*Written exercise*. Pick out every line in the data below that holds "with".

*Available data*.
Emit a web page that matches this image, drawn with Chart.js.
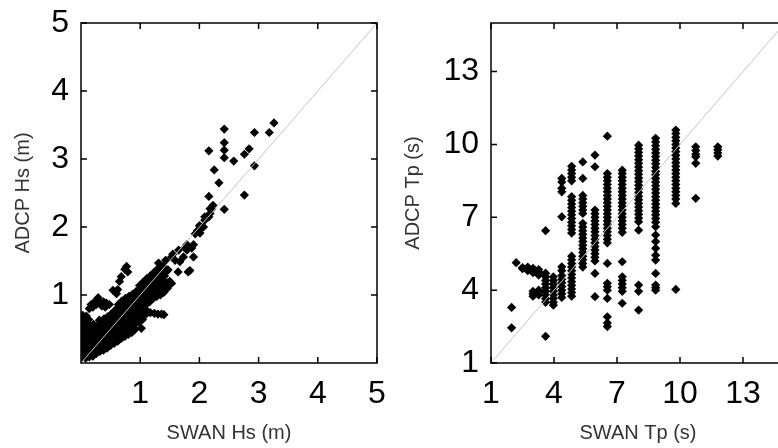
<!DOCTYPE html>
<html>
<head>
<meta charset="utf-8">
<script src="https://cdn.jsdelivr.net/npm/chart.js@4.4.1/dist/chart.umd.min.js"></script>
<style>
  html, body { margin: 0; padding: 0; background: #fff; overflow: hidden; }
  #wrap { position: relative; width: 778px; height: 448px; overflow: hidden; }
  #hsChart { position: absolute; left: 0; top: 0; }
  #tpChart { position: absolute; left: 390px; top: 0; }
</style>
</head>
<body>
<div id="wrap">
  <canvas id="hsChart" width="390" height="448"></canvas>
  <canvas id="tpChart" width="410" height="448"></canvas>
</div>
<script>
const FONT = "'Liberation Sans', Arial, sans-serif";

// Hs panel: [SWAN Hs, ADCP Hs] in m
const hsRange = [0, 5];
const hsTicks = [1, 2, 3, 4, 5];
const hsCore = [
  [0.02,0.08],[0.02,0.16],[0.02,0.24],[0.02,0.32],[0.02,0.40],[0.02,0.48],[0.02,0.56],[0.02,0.64],[0.03,0.70],
  [0.08,0.07],[0.08,0.14],[0.08,0.22],[0.08,0.30],[0.08,0.38],[0.08,0.46],[0.08,0.54],[0.08,0.62],[0.09,0.69],
  [0.14,0.09],[0.14,0.17],[0.14,0.25],[0.14,0.33],[0.14,0.41],[0.14,0.49],[0.14,0.57],[0.13,0.64],
  [0.20,0.10],[0.20,0.18],[0.20,0.26],[0.20,0.34],[0.20,0.42],[0.20,0.50],[0.21,0.57],
  [0.26,0.14],[0.26,0.22],[0.26,0.30],[0.26,0.38],[0.26,0.46],[0.27,0.54],
  [0.32,0.17],[0.32,0.25],[0.32,0.33],[0.32,0.41],[0.32,0.49],[0.33,0.57],[0.31,0.63],
  [0.38,0.19],[0.38,0.27],[0.38,0.35],[0.38,0.43],[0.38,0.51],[0.38,0.59],[0.39,0.65],
  [0.44,0.22],[0.44,0.30],[0.44,0.38],[0.44,0.46],[0.44,0.54],[0.44,0.62],[0.45,0.68],
  [0.50,0.26],[0.50,0.34],[0.50,0.42],[0.50,0.50],[0.50,0.58],[0.50,0.66],[0.51,0.72],
  [0.56,0.29],[0.56,0.37],[0.56,0.45],[0.56,0.53],[0.56,0.61],[0.56,0.69],[0.57,0.77],
  [0.62,0.32],[0.62,0.40],[0.62,0.48],[0.62,0.56],[0.62,0.64],[0.62,0.72],[0.62,0.80],[0.63,0.86],
  [0.68,0.36],[0.68,0.44],[0.68,0.52],[0.68,0.60],[0.68,0.68],[0.68,0.76],[0.68,0.84],[0.69,0.91],
  [0.74,0.39],[0.74,0.47],[0.74,0.55],[0.74,0.63],[0.74,0.71],[0.74,0.79],[0.74,0.87],[0.75,0.95],
  [0.80,0.42],[0.80,0.50],[0.80,0.58],[0.80,0.66],[0.80,0.74],[0.80,0.82],[0.80,0.90],[0.81,0.98],
  [0.86,0.45],[0.86,0.53],[0.86,0.61],[0.86,0.69],[0.86,0.77],[0.86,0.85],[0.86,0.93],[0.87,1.01],
  [0.92,0.50],[0.92,0.58],[0.92,0.66],[0.92,0.74],[0.92,0.82],[0.92,0.90],[0.92,0.98],[0.93,1.05],
  [0.98,0.60],[0.98,0.68],[0.98,0.76],[0.98,0.84],[0.98,0.92],[0.98,1.00],[0.98,1.08],[0.99,1.14],
  [1.04,0.64],[1.04,0.72],[1.04,0.80],[1.04,0.88],[1.04,0.96],[1.04,1.04],[1.04,1.12],[1.05,1.19],
  [1.10,0.78],[1.10,0.86],[1.10,0.94],[1.10,1.02],[1.10,1.10],[1.10,1.18],[1.11,1.24],
  [1.16,0.90],[1.16,0.98],[1.16,1.06],[1.16,1.14],[1.16,1.22],[1.17,1.28],
  [1.22,0.95],[1.22,1.02],[1.22,1.10],[1.22,1.18],[1.22,1.26],[1.23,1.33],
  [1.28,0.98],[1.28,1.06],[1.28,1.14],[1.28,1.22],[1.28,1.30],[1.29,1.38],
  [1.34,1.00],[1.34,1.08],[1.34,1.16],[1.34,1.24],[1.34,1.32],[1.35,1.40],
  [1.40,1.04],[1.40,1.12],[1.40,1.20],[1.41,1.28],
  [1.46,1.10],[1.46,1.18]
];
const hsUpper = [
  [0.14,0.80],[0.17,0.86],[0.20,0.82],[0.23,0.90],[0.26,0.86],[0.29,0.96],[0.32,0.88],[0.35,0.84],
  [0.38,0.90],[0.43,0.88],[0.41,0.82],[0.48,0.86],[0.57,0.76],[0.54,1.07],[0.60,1.02],[0.62,1.08],
  [0.65,1.20],[0.68,1.27],[0.74,1.38],[0.77,1.42],[0.79,1.34],
  [1.02,0.51],[1.10,0.72],[1.17,0.74],[1.24,0.73],[1.30,0.72],[1.36,0.72],[1.40,0.71]
];
const hsTail = [
  [1.31,1.47],[1.39,1.42],[1.43,1.51],[1.45,1.35],[1.47,1.37],[1.50,1.20],[1.53,1.17],[1.53,1.56],
  [1.55,1.60],[1.59,1.51],[1.64,1.34],[1.65,1.66],[1.67,1.49],[1.73,1.56],[1.76,1.70],[1.79,1.66],
  [1.79,1.74],[1.81,1.34],[1.84,1.36],[1.87,1.69],[1.90,1.56],[1.90,1.74],[1.93,1.90],[1.97,1.95],
  [2.00,2.02],[2.01,1.91],[2.04,2.00],[2.07,2.00],[2.09,2.10],[2.09,2.15],[2.16,2.15],[2.18,2.20],
  [2.18,2.27],[2.21,2.27],[2.23,2.32],
  [2.16,2.45],[2.42,2.26],[2.33,2.65],[2.76,2.47],[2.25,2.84],[2.16,3.12],[2.42,3.02],[2.42,3.13],
  [2.42,3.24],[2.42,3.44],[2.58,2.97],[2.76,3.07],[2.84,3.15],[2.93,2.90],[2.93,3.39],[3.18,3.39],
  [3.26,3.53]
];

// Tp panel: SWAN Tp bins (s) and the ADCP Tp values (s) seen in each bin
const tpRange = [1, 15];
const tpTicks = [1, 4, 7, 10, 13];
const tpSwan = [1.98, 2.2, 2.5, 2.75, 3.0, 3.27, 3.6, 3.97, 4.37, 4.84, 5.37, 5.95, 6.54, 7.25, 8.03, 8.84, 9.8, 10.75, 11.8];
const tpAdcp = [
  [3.29, 2.45],
  [5.13],
  [4.93, 4.88],
  [4.95, 4.88, 4.80],
  [4.90, 4.82, 4.72, 3.95, 3.85, 3.75],
  [4.85, 4.75, 4.62, 4.00, 3.90, 3.80],
  [6.45, 4.70, 4.55, 4.40, 4.25, 4.10, 3.95, 3.80, 3.65, 3.50, 2.10],
  [4.55, 4.40, 4.25, 4.10, 3.95, 3.80, 3.66, 3.50, 3.38],
  [8.60, 8.45, 8.20, 8.05, 7.02, 4.96, 4.80, 4.60, 4.45, 4.30, 4.15, 4.00, 3.85, 3.70],
  [9.10, 8.95, 8.80, 8.65, 8.50, 7.85, 7.70, 7.55, 7.40, 7.25, 7.10, 6.95, 6.80, 6.65, 6.50, 6.35,
   5.40, 5.25, 5.10, 4.95, 4.80, 4.65, 4.50, 4.35, 4.20, 4.05, 3.90, 3.75],
  [9.28, 8.60, 7.90, 7.75, 7.60, 7.45, 7.30, 7.16, 6.75, 6.60, 6.45, 6.30, 6.15, 6.00, 5.85, 5.70,
   5.55, 5.40, 5.25, 5.10, 4.95],
  [9.56, 9.08, 7.30, 7.15, 7.00, 6.85, 6.70, 6.55, 6.40, 6.25, 6.10, 5.95, 5.80, 5.65, 5.50, 5.35,
   5.20, 4.69, 3.73],
  [10.34, 8.80, 8.65, 8.50, 8.35, 8.20, 8.05, 7.90, 7.75, 7.60, 7.45, 7.30, 7.15, 7.00, 6.85, 6.70,
   6.55, 6.40, 6.25, 6.10, 5.95, 5.10, 4.28, 4.14, 4.00, 3.66, 2.90, 2.65, 2.50],
  [8.94, 8.80, 8.65, 8.50, 8.35, 8.20, 8.05, 7.90, 7.75, 7.60, 7.45, 7.30, 7.15, 7.00, 6.85, 6.70,
   6.55, 6.38, 5.17, 4.55, 4.40, 4.25, 4.10, 3.95, 3.46],
  [9.97, 9.82, 9.67, 9.52, 9.37, 9.22, 9.07, 8.92, 8.77, 8.62, 8.47, 8.32, 8.17, 8.02, 7.87, 7.72,
   7.57, 7.42, 7.27, 7.12, 6.97, 6.82, 6.47, 4.21, 3.95, 3.18],
  [10.25, 10.10, 9.95, 9.80, 9.65, 9.50, 9.35, 9.20, 9.05, 8.90, 8.75, 8.60, 8.45, 8.30, 8.15, 8.00,
   7.85, 7.70, 7.55, 7.40, 7.25, 7.10, 6.95, 6.80, 6.61, 6.27, 6.00, 5.72, 5.44, 5.24, 4.69, 4.21, 4.10, 4.00],
  [10.59, 10.45, 10.30, 10.15, 10.00, 9.85, 9.70, 9.55, 9.40, 9.25, 9.10, 8.95, 8.80, 8.65, 8.50, 8.35,
   8.20, 8.05, 7.90, 7.75, 7.57, 4.03],
  [9.90, 9.75, 9.60, 9.49, 9.22, 7.78],
  [9.90, 9.78, 9.65, 9.52]
];

function pairsToPoints(pairs) {
  return pairs.map(p => ({ x: p[0], y: p[1] }));
}

function binsToPoints(bins, values) {
  const pts = [];
  bins.forEach((x, i) => {
    values[i].forEach(y => pts.push({ x, y }));
  });
  return pts;
}

// box round the plot area, with the ticks pointing inwards on all four sides
const framePlugin = {
  id: 'frame',
  afterDraw(chart) {
    const { ctx, chartArea: a, scales: { x, y } } = chart;
    const len = 6;
    ctx.save();
    ctx.strokeStyle = '#000';
    ctx.lineWidth = 1.5;
    ctx.strokeRect(a.left, a.top, a.right - a.left, a.bottom - a.top);
    ctx.beginPath();
    x.ticks.forEach(t => {
      const px = x.getPixelForValue(t.value);
      ctx.moveTo(px, a.bottom); ctx.lineTo(px, a.bottom - len);
      ctx.moveTo(px, a.top); ctx.lineTo(px, a.top + len);
    });
    y.ticks.forEach(t => {
      const py = y.getPixelForValue(t.value);
      ctx.moveTo(a.left, py); ctx.lineTo(a.left + len, py);
      ctx.moveTo(a.right, py); ctx.lineTo(a.right - len, py);
    });
    ctx.stroke();
    ctx.restore();
  }
};

function axisOptions(range, ticks, title, isX, boxSize) {
  return {
    type: 'linear',
    min: range[0],
    max: range[1],
    afterBuildTicks: s => { s.ticks = ticks.map(v => ({ value: v })); },
    afterFit: s => {
      if (isX) s.height = boxSize; else s.width = boxSize;
      s.paddingTop = 0; s.paddingBottom = 0; s.paddingLeft = 0; s.paddingRight = 0;
    },
    grid: { display: false, drawTicks: false },
    border: { display: false },
    ticks: {
      font: { family: FONT, size: 32 },
      color: '#000',
      padding: 12,
      autoSkip: false,
      maxRotation: 0
    },
    title: {
      display: true,
      text: title,
      font: { family: FONT, size: 20 },
      color: '#333',
      padding: isX ? { top: 0, bottom: 3 } : { top: 11, bottom: 0 }
    }
  };
}

function makePanel(id, points, range, ticks, xTitle, yTitle, yWidth, padRight) {
  return new Chart(document.getElementById(id), {
    type: 'scatter',
    data: {
      datasets: [
        {
          data: [{ x: range[0], y: range[0] }, { x: range[1], y: range[1] }],
          showLine: true,
          borderColor: '#c4c4c4',
          borderWidth: 1,
          pointRadius: 0,
          order: 0
        },
        {
          data: points,
          pointStyle: 'rectRot',
          pointRadius: 4.6,
          backgroundColor: '#000',
          borderWidth: 0,
          order: 1
        }
      ]
    },
    options: {
      responsive: false,
      animation: false,
      events: [],
      layout: { padding: { top: 23, right: padRight, left: 0, bottom: 0 } },
      plugins: { legend: { display: false }, tooltip: { enabled: false } },
      scales: {
        x: axisOptions(range, ticks, xTitle, true, 85),
        y: axisOptions(range, ticks, yTitle, false, yWidth)
      }
    },
    plugins: [framePlugin]
  });
}

const hsPoints = pairsToPoints(hsCore.concat(hsUpper, hsTail));
const tpPoints = binsToPoints(tpSwan, tpAdcp);

makePanel('hsChart', hsPoints, hsRange, hsTicks, 'SWAN Hs (m)', 'ADCP Hs (m)', 81, 13);
makePanel('tpChart', tpPoints, tpRange, tpTicks, 'SWAN Tp (s)', 'ADCP Tp (s)', 101, 15);
</script>
</body>
</html>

*Result*.
Emit a web page that matches this image, drawn with Chart.js.
// box round the plot area, with the ticks pointing inwards on all four sides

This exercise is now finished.